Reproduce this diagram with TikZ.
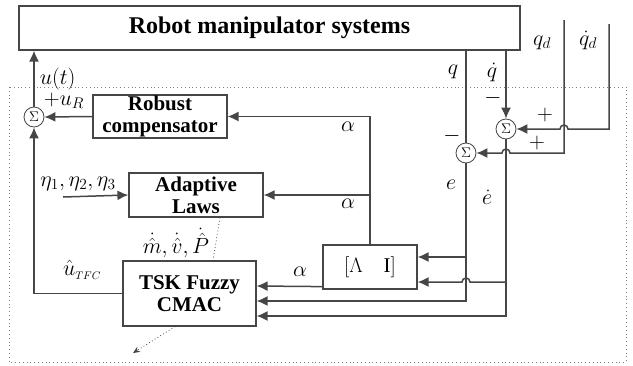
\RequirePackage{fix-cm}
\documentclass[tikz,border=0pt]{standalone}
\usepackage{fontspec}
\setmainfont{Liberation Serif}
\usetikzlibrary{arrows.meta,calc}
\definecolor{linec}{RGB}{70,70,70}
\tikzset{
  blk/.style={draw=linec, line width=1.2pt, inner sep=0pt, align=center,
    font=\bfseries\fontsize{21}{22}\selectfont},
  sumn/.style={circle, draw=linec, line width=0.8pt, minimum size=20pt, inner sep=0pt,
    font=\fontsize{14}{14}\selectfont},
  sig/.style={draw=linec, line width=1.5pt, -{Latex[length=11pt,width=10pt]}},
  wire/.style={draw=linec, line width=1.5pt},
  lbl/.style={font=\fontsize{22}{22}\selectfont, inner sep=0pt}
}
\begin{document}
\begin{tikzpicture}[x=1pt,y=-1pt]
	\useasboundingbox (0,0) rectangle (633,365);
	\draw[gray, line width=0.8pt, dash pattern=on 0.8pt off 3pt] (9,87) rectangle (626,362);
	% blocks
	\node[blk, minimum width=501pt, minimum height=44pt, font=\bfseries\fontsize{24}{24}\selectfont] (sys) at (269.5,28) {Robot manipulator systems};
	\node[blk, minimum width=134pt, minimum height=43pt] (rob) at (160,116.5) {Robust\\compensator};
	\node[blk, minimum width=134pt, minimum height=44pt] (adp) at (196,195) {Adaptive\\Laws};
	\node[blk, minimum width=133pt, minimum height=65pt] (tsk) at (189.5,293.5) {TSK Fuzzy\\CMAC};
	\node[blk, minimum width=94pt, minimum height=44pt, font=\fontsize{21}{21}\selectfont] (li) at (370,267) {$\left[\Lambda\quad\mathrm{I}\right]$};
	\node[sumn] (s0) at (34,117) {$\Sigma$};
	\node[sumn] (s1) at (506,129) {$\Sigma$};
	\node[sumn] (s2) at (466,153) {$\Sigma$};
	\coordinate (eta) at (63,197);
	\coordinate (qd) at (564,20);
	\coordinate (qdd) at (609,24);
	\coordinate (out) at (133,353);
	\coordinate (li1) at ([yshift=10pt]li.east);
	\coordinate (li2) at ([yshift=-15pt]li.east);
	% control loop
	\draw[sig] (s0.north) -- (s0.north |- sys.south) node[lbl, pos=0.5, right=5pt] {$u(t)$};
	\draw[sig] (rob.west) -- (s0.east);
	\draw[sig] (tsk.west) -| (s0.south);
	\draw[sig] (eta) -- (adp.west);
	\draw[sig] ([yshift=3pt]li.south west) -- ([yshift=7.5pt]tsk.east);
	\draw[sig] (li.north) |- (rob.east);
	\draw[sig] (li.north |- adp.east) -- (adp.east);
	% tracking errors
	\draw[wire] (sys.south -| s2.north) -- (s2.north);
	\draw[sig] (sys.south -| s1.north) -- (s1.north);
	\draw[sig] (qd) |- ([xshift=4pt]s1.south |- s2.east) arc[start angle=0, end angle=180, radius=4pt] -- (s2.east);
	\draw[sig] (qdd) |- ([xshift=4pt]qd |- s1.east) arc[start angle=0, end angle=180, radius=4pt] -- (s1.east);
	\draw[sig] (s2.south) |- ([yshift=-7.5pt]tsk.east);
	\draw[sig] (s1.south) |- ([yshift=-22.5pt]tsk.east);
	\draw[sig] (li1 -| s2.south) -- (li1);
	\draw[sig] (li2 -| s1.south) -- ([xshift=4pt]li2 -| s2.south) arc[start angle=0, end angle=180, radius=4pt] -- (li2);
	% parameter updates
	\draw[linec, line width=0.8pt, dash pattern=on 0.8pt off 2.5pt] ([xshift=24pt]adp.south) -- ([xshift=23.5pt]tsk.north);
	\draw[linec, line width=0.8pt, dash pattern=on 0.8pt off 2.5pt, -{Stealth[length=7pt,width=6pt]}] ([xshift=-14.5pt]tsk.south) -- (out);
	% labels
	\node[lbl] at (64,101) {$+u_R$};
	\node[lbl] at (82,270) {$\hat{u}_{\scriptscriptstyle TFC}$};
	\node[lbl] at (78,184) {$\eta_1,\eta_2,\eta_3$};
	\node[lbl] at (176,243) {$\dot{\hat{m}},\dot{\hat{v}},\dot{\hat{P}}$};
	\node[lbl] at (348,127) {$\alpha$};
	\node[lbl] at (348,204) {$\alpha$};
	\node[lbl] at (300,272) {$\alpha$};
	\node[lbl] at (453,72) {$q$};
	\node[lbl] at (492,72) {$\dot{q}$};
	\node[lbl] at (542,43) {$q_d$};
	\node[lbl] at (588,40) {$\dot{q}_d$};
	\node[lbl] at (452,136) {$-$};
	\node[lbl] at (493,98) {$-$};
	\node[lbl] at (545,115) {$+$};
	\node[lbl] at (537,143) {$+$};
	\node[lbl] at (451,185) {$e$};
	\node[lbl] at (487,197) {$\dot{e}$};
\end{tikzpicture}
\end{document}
□ □ □ □
# WHAT TO DO
Do not include the images; transcribe the rest of the listing exactly.

# SOLVED EXERCISE
Reproduce this diagram with TikZ.
\RequirePackage{fix-cm}
\documentclass[tikz,border=0pt]{standalone}
\usepackage{fontspec}
\setmainfont{Liberation Serif}
\usetikzlibrary{arrows.meta,calc}
\definecolor{linec}{RGB}{70,70,70}
\tikzset{
  blk/.style={draw=linec, line width=1.2pt, inner sep=0pt, align=center,
    font=\bfseries\fontsize{21}{22}\selectfont},
  sumn/.style={circle, draw=linec, line width=0.8pt, minimum size=20pt, inner sep=0pt,
    font=\fontsize{14}{14}\selectfont},
  sig/.style={draw=linec, line width=1.5pt, -{Latex[length=11pt,width=10pt]}},
  wire/.style={draw=linec, line width=1.5pt},
  lbl/.style={font=\fontsize{22}{22}\selectfont, inner sep=0pt}
}
\begin{document}
\begin{tikzpicture}[x=1pt,y=-1pt]
	\useasboundingbox (0,0) rectangle (633,365);
	\draw[gray, line width=0.8pt, dash pattern=on 0.8pt off 3pt] (9,87) rectangle (626,362);
	% blocks
	\node[blk, minimum width=501pt, minimum height=44pt, font=\bfseries\fontsize{24}{24}\selectfont] (sys) at (269.5,28) {Robot manipulator systems};
	\node[blk, minimum width=134pt, minimum height=43pt] (rob) at (160,116.5) {Robust\\compensator};
	\node[blk, minimum width=134pt, minimum height=44pt] (adp) at (196,195) {Adaptive\\Laws};
	\node[blk, minimum width=133pt, minimum height=65pt] (tsk) at (189.5,293.5) {TSK Fuzzy\\CMAC};
	\node[blk, minimum width=94pt, minimum height=44pt, font=\fontsize{21}{21}\selectfont] (li) at (370,267) {$\left[\Lambda\quad\mathrm{I}\right]$};
	\node[sumn] (s0) at (34,117) {$\Sigma$};
	\node[sumn] (s1) at (506,129) {$\Sigma$};
	\node[sumn] (s2) at (466,153) {$\Sigma$};
	\coordinate (eta) at (63,197);
	\coordinate (qd) at (564,20);
	\coordinate (qdd) at (609,24);
	\coordinate (out) at (133,353);
	\coordinate (li1) at ([yshift=10pt]li.east);
	\coordinate (li2) at ([yshift=-15pt]li.east);
	% control loop
	\draw[sig] (s0.north) -- (s0.north |- sys.south) node[lbl, pos=0.5, right=5pt] {$u(t)$};
	\draw[sig] (rob.west) -- (s0.east);
	\draw[sig] (tsk.west) -| (s0.south);
	\draw[sig] (eta) -- (adp.west);
	\draw[sig] ([yshift=3pt]li.south west) -- ([yshift=7.5pt]tsk.east);
	\draw[sig] (li.north) |- (rob.east);
	\draw[sig] (li.north |- adp.east) -- (adp.east);
	% tracking errors
	\draw[wire] (sys.south -| s2.north) -- (s2.north);
	\draw[sig] (sys.south -| s1.north) -- (s1.north);
	\draw[sig] (qd) |- ([xshift=4pt]s1.south |- s2.east) arc[start angle=0, end angle=180, radius=4pt] -- (s2.east);
	\draw[sig] (qdd) |- ([xshift=4pt]qd |- s1.east) arc[start angle=0, end angle=180, radius=4pt] -- (s1.east);
	\draw[sig] (s2.south) |- ([yshift=-7.5pt]tsk.east);
	\draw[sig] (s1.south) |- ([yshift=-22.5pt]tsk.east);
	\draw[sig] (li1 -| s2.south) -- (li1);
	\draw[sig] (li2 -| s1.south) -- ([xshift=4pt]li2 -| s2.south) arc[start angle=0, end angle=180, radius=4pt] -- (li2);
	% parameter updates
	\draw[linec, line width=0.8pt, dash pattern=on 0.8pt off 2.5pt] ([xshift=24pt]adp.south) -- ([xshift=23.5pt]tsk.north);
	\draw[linec, line width=0.8pt, dash pattern=on 0.8pt off 2.5pt, -{Stealth[length=7pt,width=6pt]}] ([xshift=-14.5pt]tsk.south) -- (out);
	% labels
	\node[lbl] at (64,101) {$+u_R$};
	\node[lbl] at (82,270) {$\hat{u}_{\scriptscriptstyle TFC}$};
	\node[lbl] at (78,184) {$\eta_1,\eta_2,\eta_3$};
	\node[lbl] at (176,243) {$\dot{\hat{m}},\dot{\hat{v}},\dot{\hat{P}}$};
	\node[lbl] at (348,127) {$\alpha$};
	\node[lbl] at (348,204) {$\alpha$};
	\node[lbl] at (300,272) {$\alpha$};
	\node[lbl] at (453,72) {$q$};
	\node[lbl] at (492,72) {$\dot{q}$};
	\node[lbl] at (542,43) {$q_d$};
	\node[lbl] at (588,40) {$\dot{q}_d$};
	\node[lbl] at (452,136) {$-$};
	\node[lbl] at (493,98) {$-$};
	\node[lbl] at (545,115) {$+$};
	\node[lbl] at (537,143) {$+$};
	\node[lbl] at (451,185) {$e$};
	\node[lbl] at (487,197) {$\dot{e}$};
\end{tikzpicture}
\end{document}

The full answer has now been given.